Kinbrae are consistently rewarding on Landforms
"Landforms"
In one sense, the album represents a risky strategy as, inevitably, the resultant compositions are impressionistic. Yet “impressionistic” is definitely here not a pejorative, and at its finest the album brings to mind some features of Debussy’s orchestral pieces, such as his Nocturnes.
Andy Truscott’s synths, electronics, percussion and piano combine most effectively with Mike’s cornet, tenor horn and guitars. Various field recordings and samplings are strategically incorporated, and the overall results manifest the careful thought that has gone into avoiding the over-complicating that could have produced too broad a sonic dispersal. Instead, what we have is adventurous originality with a finely-judged combination of control and improvisation.
Entitling a track “Meander” might well have provided a hostage to fortune, but in fact here there is both variety and a clear sense of order that keeps the course of musical purpose well defined.

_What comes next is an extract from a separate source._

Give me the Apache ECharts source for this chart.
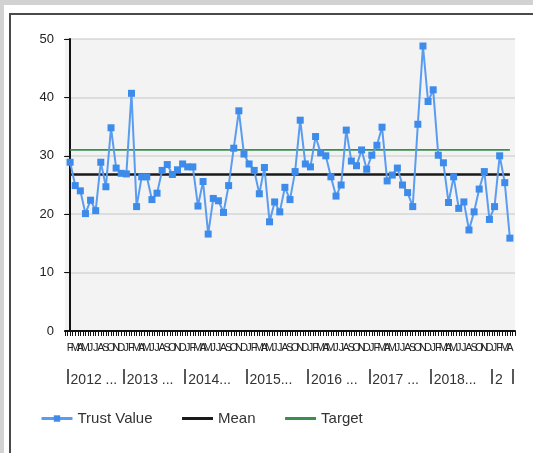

What works especially well across the album is the thought-through mix of, on the one hand, energetic pace and rhythm representing the river in full flow (as in “Confluence”) and, on the other, the more introspective tracks (such as in “The Bridge at Night”) which, with their subtle details, are so much more than the unfocused ambient elements that so often are passed off as “neo-classical” in the contemporary music world. Landforms is intelligent, coherent and consistently rewarding.